The employees are part of the N2K Nursing Education Program, a collaboration among the Oregon Health Career Center, nursing programs and hospitals, to address the state's nursing shortage.
According to the Oregon Center for Nursing, by 2025, 41 percent of currently licensed RNs are expected to retire. Oregon State Hospital, or OSH, is working toward lowering its nursing vacancy rate from 22 percent to 10 percent this year. Nancy Frantz-Geddes, director of OSH Nursing Services, noted that OSH's rate is running at 12 percent.
Participating hospitals pay for tuition, which currently costs between $25,000 and $30,000, and in exchange the employees return as nurses for an agreed-upon number of months.
Students are chosen based on having completed pre-requisites for a nursing program, tenure, supervisor recommendation and the capacity to work and go to school concurrently. "It's a pretty rigorous selection process," Frantz-Geddes said.
At the same time, there is "cooperation up and down the chain," she said.
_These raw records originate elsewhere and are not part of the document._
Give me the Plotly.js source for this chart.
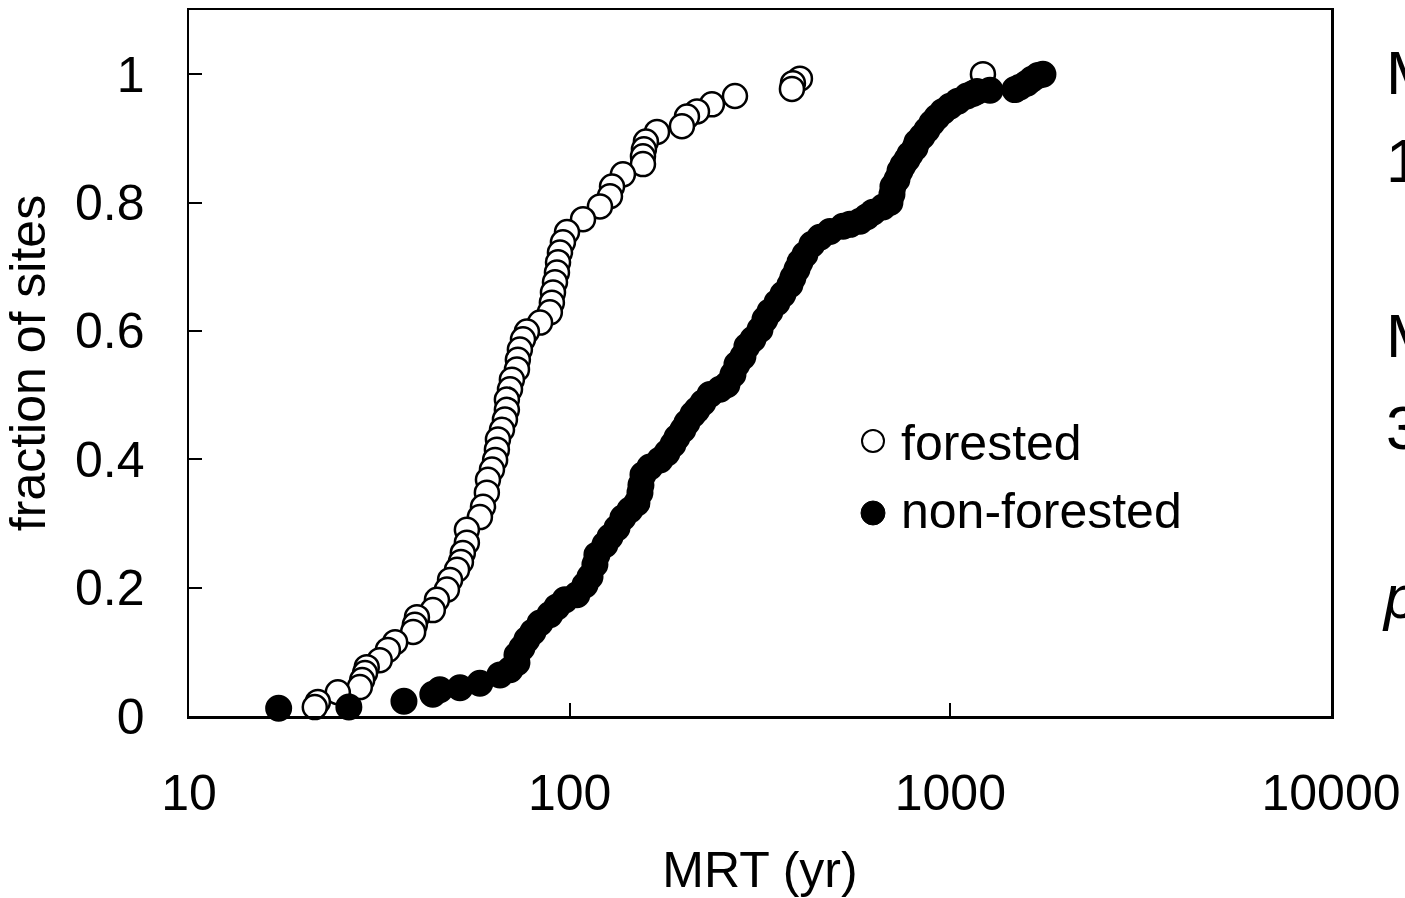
<!DOCTYPE html>
<html>
<head>
<meta charset="utf-8">
<script src="https://cdn.plot.ly/plotly-3.0.1.min.js"></script>
<style>html,body{margin:0;padding:0;background:#fff;}#chart{width:1405px;height:898px;}</style>
</head>
<body>
<div id="chart"></div>
<script>
// MRT (yr) values and cumulative fraction of sites
const forestedMRT = [21.4, 21.8, 24.6, 28.1, 28.5, 29.0, 29.3, 31.7, 33.3, 34.8,
  38.8, 39.2, 39.7, 43.7, 44.8, 47.6, 48.5, 50.6, 51.8, 52.4,
  53.7, 53.7, 58.1, 59.2, 60.6, 61.0, 62.5, 63.7, 64.4, 64.8,
  66.4, 67.6, 68.4, 68.4, 69.7, 70.5, 72.7, 73.1, 74.0, 75.4,
  77.2, 83.6, 88.7, 89.8, 90.4, 91.5, 92.6, 93.2, 94.3, 96.0,
  98.4, 108.4, 120.1, 127.6, 129.2, 138.0, 155.8, 155.8, 156.7, 158.6,
  169.6, 197.2, 203.3, 216.0, 236.4, 271.8, 383.6, 385.9, 402.6, 1218];
const forestedFrac = [0.014, 0.022, 0.037, 0.045, 0.056, 0.067, 0.076, 0.087, 0.103, 0.115,
  0.131, 0.142, 0.154, 0.165, 0.181, 0.197, 0.212, 0.228, 0.240, 0.254,
  0.270, 0.290, 0.310, 0.326, 0.348, 0.368, 0.384, 0.399, 0.415, 0.431,
  0.446, 0.462, 0.477, 0.493, 0.509, 0.524, 0.540, 0.555, 0.571, 0.587,
  0.599, 0.613, 0.629, 0.644, 0.660, 0.676, 0.691, 0.707, 0.722, 0.738,
  0.754, 0.774, 0.794, 0.810, 0.825, 0.844, 0.860, 0.872, 0.883, 0.895,
  0.910, 0.919, 0.934, 0.942, 0.953, 0.966, 0.977, 0.986, 0.993, 1.0];

const nonForestedMRT = [17.2, 26.3, 36.7, 43.7, 45.6, 51.5, 58.1, 65.6, 69.7, 72.7,
  72.7, 74.9, 77.2, 80.1, 83.6, 88.7, 92.6, 97.2, 104.5, 109.7,
  113.1, 116.5, 117.9, 123.8, 127.6, 133.1, 138.0, 144.0, 150.2, 153.0,
  153.9, 155.8, 162.5, 172.7, 180.2, 186.8, 191.3, 198.4, 203.3, 210.8,
  216.0, 223.9, 233.6, 248.2, 258.9, 268.5, 275.1, 285.2, 292.2, 303.0,
  316.2, 325.9, 335.8, 350.4, 363.3, 379.1, 385.9, 395.5, 402.6, 415.0,
  433.0, 454.5, 482.8, 522.5, 545.0, 578.8, 603.9, 626.3, 665.3, 694.0,
  702.5, 706.7, 724.0, 737.3, 750.8, 769.1, 783.2, 807.2, 817.0, 842.2,
  868.0, 894.6, 922.1, 956.3, 997.7, 1047, 1106, 1147, 1175, 1271,
  1478, 1523, 1589, 1638, 1699, 1751];
const nonForestedFrac = [0.012, 0.014, 0.023, 0.034, 0.041, 0.044, 0.051, 0.064, 0.072, 0.083,
  0.095, 0.106, 0.119, 0.131, 0.145, 0.158, 0.170, 0.181, 0.189, 0.204,
  0.217, 0.236, 0.251, 0.267, 0.279, 0.293, 0.309, 0.321, 0.332, 0.348,
  0.360, 0.376, 0.388, 0.399, 0.410, 0.423, 0.434, 0.446, 0.457, 0.470,
  0.477, 0.488, 0.501, 0.509, 0.516, 0.532, 0.548, 0.560, 0.576, 0.587,
  0.602, 0.618, 0.630, 0.644, 0.657, 0.672, 0.683, 0.696, 0.707, 0.719,
  0.735, 0.746, 0.755, 0.763, 0.766, 0.771, 0.778, 0.785, 0.793, 0.800,
  0.813, 0.825, 0.836, 0.849, 0.858, 0.867, 0.875, 0.885, 0.894, 0.903,
  0.913, 0.924, 0.933, 0.942, 0.950, 0.958, 0.966, 0.970, 0.973, 0.975,
  0.976, 0.980, 0.986, 0.992, 0.998, 1.0];

const xTickVals = [10, 100, 1000, 10000];
const xTickText = ['10', '100', '1000', '10000'];
const yTickVals = [0, 0.2, 0.4, 0.6, 0.8, 1];
const yTickText = ['0', '0.2', '0.4', '0.6', '0.8', '1'];
const seriesNames = ['forested', 'non-forested'];
const sideTexts = ['M', '1', 'M', '3', 'p'];

const FONT = 'Liberation Sans, Arial, Helvetica, sans-serif';
const FS = 50;

const traces = [
  {
    type: 'scatter', mode: 'markers', name: seriesNames[0],
    x: forestedMRT.slice().reverse(), y: forestedFrac.slice().reverse(),
    marker: {symbol: 'circle', size: 24, color: '#ffffff', line: {color: '#000000', width: 2.5}},
    cliponaxis: false, showlegend: false, hoverinfo: 'x+y'
  },
  {
    type: 'scatter', mode: 'markers', name: seriesNames[1],
    x: nonForestedMRT, y: nonForestedFrac,
    marker: {symbol: 'circle', size: 25, color: '#000000', line: {color: '#000000', width: 2}},
    cliponaxis: false, showlegend: false, hoverinfo: 'x+y'
  }
];

// plot area in pixels: x 189..1331, y 10..716
const PL = 189, PR = 1331, PT = 10, PB = 716;
const px = v => (v - PL) / (PR - PL);
const py = v => (PB - v) / (PB - PT);

const annotations = [
  {text: seriesNames[0], xref: 'paper', yref: 'paper', x: px(899), y: py(443), xanchor: 'left', yanchor: 'middle', showarrow: false, font: {family: FONT, size: FS, color: '#000'}},
  {text: seriesNames[1], xref: 'paper', yref: 'paper', x: px(899), y: py(511), xanchor: 'left', yanchor: 'middle', showarrow: false, font: {family: FONT, size: FS, color: '#000'}},
  {text: sideTexts[0], xref: 'paper', yref: 'paper', x: px(1384), y: py(72), xanchor: 'left', yanchor: 'middle', showarrow: false, font: {family: FONT, size: 62, color: '#000'}},
  {text: sideTexts[1], xref: 'paper', yref: 'paper', x: px(1384), y: py(161), xanchor: 'left', yanchor: 'middle', showarrow: false, font: {family: FONT, size: 62, color: '#000'}},
  {text: sideTexts[2], xref: 'paper', yref: 'paper', x: px(1384), y: py(335), xanchor: 'left', yanchor: 'middle', showarrow: false, font: {family: FONT, size: 62, color: '#000'}},
  {text: sideTexts[3], xref: 'paper', yref: 'paper', x: px(1384), y: py(427), xanchor: 'left', yanchor: 'middle', showarrow: false, font: {family: FONT, size: 62, color: '#000'}},
  {text: '<i>' + sideTexts[4] + '</i>', xref: 'paper', yref: 'paper', x: px(1380), y: py(596), xanchor: 'left', yanchor: 'middle', showarrow: false, font: {family: FONT, size: 62, color: '#000'}}
];

const shapes = [
  {type: 'circle', xref: 'paper', yref: 'paper', xsizemode: 'pixel', ysizemode: 'pixel',
   xanchor: px(873), yanchor: py(441), x0: -11, x1: 11, y0: -11, y1: 11,
   fillcolor: '#ffffff', line: {color: '#000', width: 2}},
  {type: 'circle', xref: 'paper', yref: 'paper', xsizemode: 'pixel', ysizemode: 'pixel',
   xanchor: px(873), yanchor: py(513), x0: -12, x1: 12, y0: -12, y1: 12,
   fillcolor: '#000000', line: {color: '#000', width: 1}}
];

const layout = {
  width: 1405, height: 898,
  margin: {l: 189, r: 74, t: 10, b: 182, pad: 0},
  paper_bgcolor: '#ffffff', plot_bgcolor: '#ffffff',
  font: {family: FONT, color: '#000'},
  showlegend: false,
  xaxis: {
    type: 'log', range: [1, 4],
    tickmode: 'array', tickvals: xTickVals, ticktext: xTickText,
    ticks: 'inside', ticklen: 13, tickwidth: 2, tickcolor: '#000',
    showline: true, mirror: true, linewidth: 2.5, linecolor: '#000',
    showgrid: false, zeroline: false,
    tickfont: {family: FONT, size: FS, color: '#000'},
    ticklabelstandoff: 31,
    title: {text: 'MRT (yr)', font: {family: FONT, size: FS, color: '#000'}, standoff: 44}
  },
  yaxis: {
    range: [0, 1.1],
    tickmode: 'array', tickvals: yTickVals, ticktext: yTickText,
    ticks: 'inside', ticklen: 13, tickwidth: 2, tickcolor: '#000',
    showline: true, mirror: true, linewidth: 2.5, linecolor: '#000',
    showgrid: false, zeroline: false,
    tickfont: {family: FONT, size: FS, color: '#000'},
    ticklabelstandoff: 32,
    title: {text: 'fraction of sites', font: {family: FONT, size: FS, color: '#000'}, standoff: 40}
  },
  annotations: annotations,
  shapes: shapes
};

Plotly.newPlot('chart', traces, layout, {staticPlot: true, displayModeBar: false});
</script>
</body>
</html>
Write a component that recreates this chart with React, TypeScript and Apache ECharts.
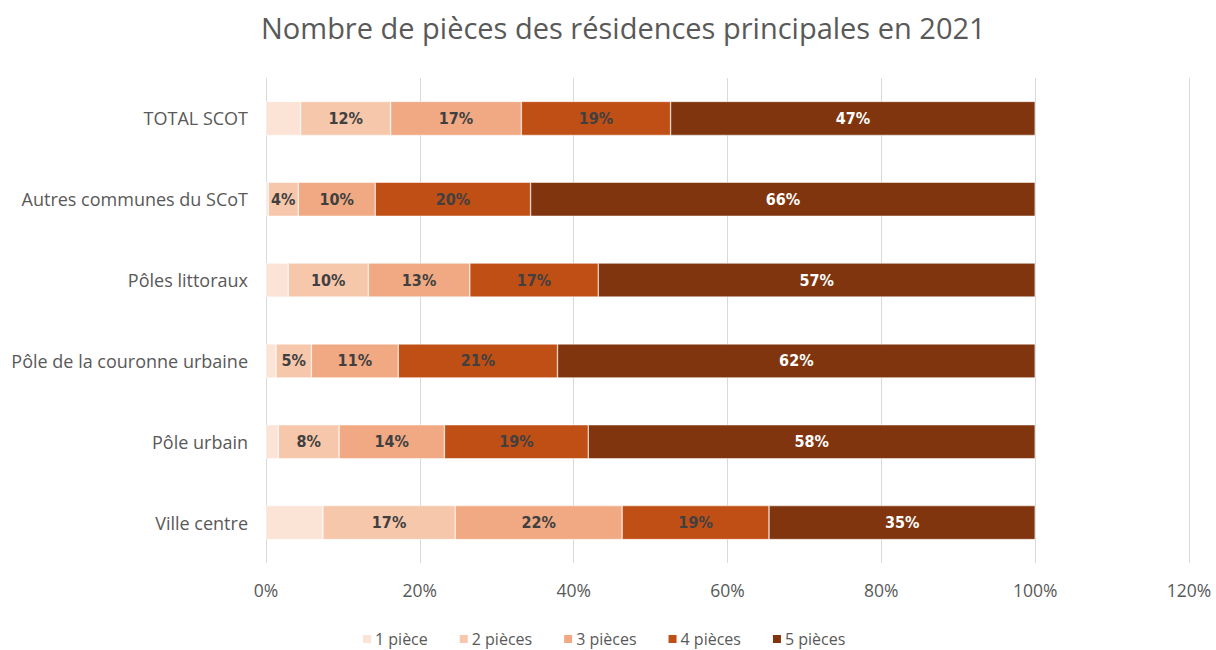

OSH, as with the program's other hospital participants, allows for flexible work schedules during the fast-tracked 18-month RN program. "You have to come to the program with the capacity to work and go to school," she said. "You need a rigorous support system in and out of the hospital."
As program participants, the employees benefit by not having to compete in a lottery system for the limited number of slots in the nursing programs, said Frantz-Geddes. This is critical given the number of students declined for nursing programs because of the current nursing faculty shortage, she said.
Patricia Feeny, spokeswoman for the Oregon Department of Human Services, said that the N2K Nursing Education Program is an innovative solution to "grow our own staff."
As for the six recent graduates, they were identified as the top performers in their cohort of 20 and are "the best cohort of students we've worked with," Frantz-Geddes said.